Entrevista:O Estado inteligente

segunda-feira, fevereiro 04, 2008

Um nó chamado equilíbrio

Mais uma vez um projeto de lei pretende inovar nas relações entre operadoras e clientes dos planos de saúde privados. Agora a idéia é acabar com as carências dos planos, sob o argumento de que ninguém escolhe o momento de ficar doente e que, portanto, as carências são injustas e as operadoras devem custear as despesas integrais a partir do momento que o cidadão entra no plano.

A idéia, assim de supetão, parece maravilhosa. Os novos participantes passariam a ter atendimento imediatamente após seu ingresso no plano, as operadoras ficariam bonitas na foto e o SUS veria uma parte dos seus custos ser transferida para a iniciativa privada.

É idéia para eleger deputado federal. E é aí que está o perigo: o autor do projeto de lei já é congressista. A capacidade de nossos políticos elaborarem projetos de lei cheios de boas intenções, mas sem muita base na realidade, só é comparável à sua capacidade de querer sempre mais para eles mesmos, pouco se importando com os eleitores que pagam uma enorme festa para a qual não foram convidados.

Pena que como a maioria dos projetos cheios de boas intenções, este também tenha um pequeno problema, capaz de inviabilizá-lo: o valor da conta. Ou será que S. Exa. imagina que a supressão das carências não tem um custo que precisa ser suportado por alguém?

Provavelmente ele ouviu o galo cantar nos terreiros dos planos empresariais, onde as carências são reduzidas, ou até completamente eliminadas, em função do número de participantes do plano.

Este é o nó da questão. O que faz a diferença entre os planos empresariais e individuais é o número de participantes de uma massa segurada com perfil similar e com a possibilidade do reajuste do preço, todas as vezes que a sinistralidade atinge um determinado percentual, normalmente próximo de 60% do valor das faturas.

Vale dizer, por estarem fora da abrangência da lei dos planos de saúde, os planos empresariais são muito melhores do que os planos individuais e familiares. Custam menos, cobrem mais e têm as carências invariavelmente reduzidas ou eliminadas.

Na base deste sucesso não há milagre, há respeito pelos mecanismos que regem este tipo de atividade, como regem os seguros em geral, em qualquer lugar do mundo.

Conceitos e termos como mutualismo, reservas técnicas, estatística, equilíbrio atuarial, massa segurada, cálculo de custo, custo médio, sinistralidade, variações padrão, picos, catástrofe, etc., não podem ser impunemente relegados para segundo plano, como se não tivessem qualquer importância para o sucesso ou o fracasso de qualquer um destes negócios.

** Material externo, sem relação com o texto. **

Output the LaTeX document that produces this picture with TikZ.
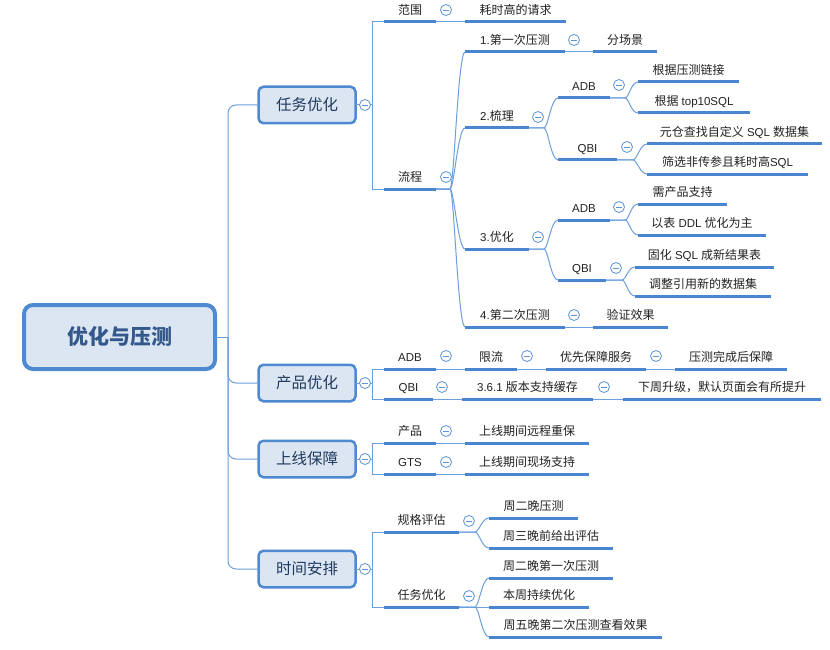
\documentclass[tikz,border=0pt]{standalone}
\usepackage{fontspec}
\setmainfont{Noto Sans CJK SC}
\newfontfamily\latf{Liberation Sans}
\newcommand\lat[1]{{\latf\fontsize{11.5pt}{14pt}\selectfont #1}}
\definecolor{ul}{HTML}{4A86CF}
\definecolor{cn}{HTML}{6C9FDC}
\definecolor{cc}{HTML}{5B93D6}
\definecolor{bd}{HTML}{4F8AD0}
\definecolor{bf}{HTML}{DCE6F2}
\definecolor{tx}{HTML}{222222}
\definecolor{t1}{HTML}{1F3A5F}
\definecolor{t0}{HTML}{34588C}
\newcommand\fsleaf{\fontsize{12pt}{14pt}\selectfont}
\newcommand\fsone{\fontsize{15.5pt}{18pt}\selectfont}
\newcommand\fsroot{\fontsize{21pt}{24pt}\selectfont}
\newcommand\mleaf[5]{\pgfmathsetmacro\mlw{#3-#2}\pgfmathsetmacro\mlc{(#2+#3)/2}%
  \node[leaf, minimum width=\mlw pt] (#1) at (\mlc,#4) {#5};
  \draw[uline] (#1.south west) -- (#1.south east);}
\newcommand\mfan[3]{\draw[conn] (#1.south east) -- ++(#2,0) .. controls +(4,0) and +(-7,0) .. (#3.south west);}
\newcommand\mlink[2]{\draw[conn] (#1.south east) -- (#2.south west);}
\newcommand\mcirc[3]{\node[circ] (#1) at (#2,#3) {};}
\begin{document}
\begin{tikzpicture}[x=1pt,y=-1pt,
 conn/.style={draw=cn, line width=1pt},
 uline/.style={draw=ul, line width=3pt},
 leaf/.style={anchor=south, inner xsep=0pt, inner ysep=5.5pt, outer sep=0pt, text height=9pt, text depth=2pt, font=\fsleaf, text=tx},
 circ/.style={circle, draw=cc, fill=white, line width=0.8pt, minimum size=11pt, inner sep=0pt,
   path picture={\draw[cc, line width=0.8pt] ([xshift=-2.8pt]path picture bounding box.center) -- ([xshift=2.8pt]path picture bounding box.center);}},
 l1/.style={draw=bd, fill=bf, line width=2.5pt, rounded corners=5pt, minimum width=97pt, minimum height=36.5pt, inner sep=0pt, outer sep=0pt, font=\fsone, text=t1},
 rootbox/.style={draw=bd, fill=bf, line width=4pt, rounded corners=9pt, minimum width=191pt, minimum height=64pt, inner sep=0pt, outer sep=0pt, font=\fsroot\bfseries, text=t0}
]
\useasboundingbox (0,0) rectangle (830,650);
\fill[white] (0,0) rectangle (830,650);

% root and level 1
\node[rootbox] (root) at (119.5,337) {优化与压测};
\node[l1] (rw) at (307,105) {任务优化};
\node[l1] (cp) at (307,383) {产品优化};
\node[l1] (sx) at (307,459) {上线保障};
\node[l1] (sj) at (307,569) {时间安排};
\coordinate (rt) at (228,337);
\draw[conn] (root.east) -- (rt);
\draw[conn, rounded corners=8pt] (rt) |- (rw.west);
\draw[conn, rounded corners=8pt] (rt) |- (cp.west);
\draw[conn, rounded corners=8pt] (rt) |- (sx.west);
\draw[conn, rounded corners=8pt] (rt) |- (sj.west);

% 任务优化
\mleaf{fw}{384}{436}{22}{范围}
\mleaf{hsg}{465}{566}{22}{耗时高的请求}
\mleaf{lc}{384}{436}{189}{流程}
\mleaf{s1}{465}{565}{52}{\lat{1.}第一次压测}
\mleaf{fcj}{593}{657}{52}{分场景}
\mleaf{s2}{465}{529}{128}{\lat{2.}梳理}
\mleaf{s2a}{558}{610}{98}{\lat{ADB}}
\mleaf{s2aa}{638}{739}{82}{根据压测链接}
\mleaf{s2ab}{638}{750}{113}{根据\lat{ top10SQL}}
\mleaf{s2q}{558}{617}{160}{\lat{QBI}}
\mleaf{s2qa}{647}{822}{144}{元仓查找自定义\lat{ SQL }数据集}
\mleaf{s2qb}{647}{808}{174}{筛选非传参且耗时高\lat{SQL}}
\mleaf{s3}{465}{529}{249}{\lat{3.}优化}
\mleaf{s3a}{558}{610}{220}{\lat{ADB}}
\mleaf{s3aa}{638}{727}{204}{需产品支持}
\mleaf{s3ab}{638}{766}{235}{以表\lat{ DDL }优化为主}
\mleaf{s3q}{558}{606}{280}{\lat{QBI}}
\mleaf{s3qa}{635}{774}{267}{固化\lat{ SQL }成新结果表}
\mleaf{s3qb}{635}{771}{296}{调整引用新的数据集}
\mleaf{s4}{465}{565}{327}{\lat{4.}第二次压测}
\mleaf{yz}{593}{668}{327}{验证效果}
\coordinate (j1) at (372,105);
\draw[conn] (rw.east) -- (j1);
\draw[conn] (j1) |- (fw.south west);
\draw[conn] (j1) |- (lc.south west);
\mlink{fw}{hsg}
\mfan{lc}{14}{s1}
\mfan{lc}{14}{s2}
\mfan{lc}{14}{s3}
\mfan{lc}{14}{s4}
\mlink{s1}{fcj}
\mlink{s4}{yz}
\mfan{s2}{15}{s2a}
\mfan{s2}{15}{s2q}
\mfan{s2a}{15}{s2aa}
\mfan{s2a}{15}{s2ab}
\mfan{s2q}{16}{s2qa}
\mfan{s2q}{16}{s2qb}
\mfan{s3}{15}{s3a}
\mfan{s3}{15}{s3q}
\mfan{s3a}{15}{s3aa}
\mfan{s3a}{15}{s3ab}
\mfan{s3q}{16}{s3qa}
\mfan{s3q}{16}{s3qb}
\mcirc{c0}{365}{105}
\mcirc{c1}{446}{10}
\mcirc{c2}{446}{177}
\mcirc{c3}{574}{40}
\mcirc{c4}{538}{117}
\mcirc{c5}{619}{85}
\mcirc{c6}{627}{147}
\mcirc{c7}{538}{237}
\mcirc{c8}{619}{207}
\mcirc{c9}{616}{268}
\mcirc{c10}{574}{315}

% 产品优化
\mleaf{cpa}{384}{436}{369}{\lat{ADB}}
\mleaf{xl}{465}{517}{369}{限流}
\mleaf{yx}{546}{646}{369}{优先保障服务}
\mleaf{yc}{675}{787}{369}{压测完成后保障}
\mleaf{cpq}{384}{433}{399}{\lat{QBI}}
\mleaf{vc}{462}{593}{399}{\lat{3.6.1 }版本支持缓存}
\mleaf{xz}{623}{821}{399}{下周升级，默认页面会有所提升}
\coordinate (j2) at (372,383);
\draw[conn] (cp.east) -- (j2);
\draw[conn] (j2) |- (cpa.south west);
\draw[conn] (j2) |- (cpq.south west);
\mlink{cpa}{xl}
\mlink{xl}{yx}
\mlink{yx}{yc}
\mlink{cpq}{vc}
\mlink{vc}{xz}
\mcirc{c11}{365}{383}
\mcirc{c12}{446}{356}
\mcirc{c13}{527}{356}
\mcirc{c14}{656}{356}
\mcirc{c15}{442}{387}
\mcirc{c16}{604}{387}

% 上线保障
\mleaf{sxp}{384}{436}{443}{产品}
\mleaf{sxpa}{465}{589}{443}{上线期间远程重保}
\mleaf{sxg}{384}{436}{474}{\lat{GTS}}
\mleaf{sxga}{465}{589}{474}{上线期间现场支持}
\coordinate (j3) at (372,459);
\draw[conn] (sx.east) -- (j3);
\draw[conn] (j3) |- (sxp.south west);
\draw[conn] (j3) |- (sxg.south west);
\mlink{sxp}{sxpa}
\mlink{sxg}{sxga}
\mcirc{c17}{365}{459}
\mcirc{c18}{446}{431}
\mcirc{c19}{446}{462}

% 时间安排
\mleaf{gg}{384}{459}{532}{规格评估}
\mleaf{gga}{489}{578}{518}{周二晚压测}
\mleaf{ggb}{489}{613}{548}{周三晚前给出评估}
\mleaf{ry}{384}{459}{607}{任务优化}
\mleaf{rya}{489}{613}{578}{周二晚第一次压测}
\mleaf{ryb}{489}{589}{607}{本周持续优化}
\mleaf{ryc}{489}{662}{637}{周五晚第二次压测查看效果}
\coordinate (j4) at (372,569);
\draw[conn] (sj.east) -- (j4);
\draw[conn] (j4) |- (gg.south west);
\draw[conn] (j4) |- (ry.south west);
\mfan{gg}{16}{gga}
\mfan{gg}{16}{ggb}
\mfan{ry}{16}{rya}
\mlink{ry}{ryb}
\mfan{ry}{16}{ryc}
\mcirc{c20}{365}{569}
\mcirc{c21}{469}{521}
\mcirc{c22}{469}{596}
\end{tikzpicture}
\end{document}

As carências não existem para encher o caixa das seguradoras e operadoras de planos de saúde privados. Sua razão de ser é gerar um caixa mínimo para fazer frente à totalidade de eventos que atingem a totalidade da massa, sem colocar em risco a integridade do fundo e a capacidade da operadora atender todos seus clientes. Se estas empresas pagassem todos os eventos a partir do ingresso do segurado no plano, elas simplesmente quebrariam, porque as saídas seriam mais altas do que as entradas.

O suporte básico da imensa maioria destas operações é um fundo composto pela contribuição de todos os seus integrantes, proporcional aos riscos individuais, para fazer frente aos prejuízos ou custos pré-determinados, futuros e aleatórios que atinjam alguns dos participantes. Sem o equilíbrio entre entradas e saídas, este fundo fica inviabilizado.

Sem as carências atuais, a única forma de se manter o equilíbrio dos planos de saúde é o aumento brutal das mensalidades pagas pelos associados. Além disso, estará aberto o caminho para a anti-seleção de riscos. Cada vez que alguém ficar doente entra num plano, paga uma mensalidade, se trata, e em seguida saí.

Como quase sempre acontece quando surgem projetos de lei sem base na realidade, quem vai morrer com a conta é o cidadão consciente, que terá o preço do seu plano aumentado para pagar a cura dos espertos.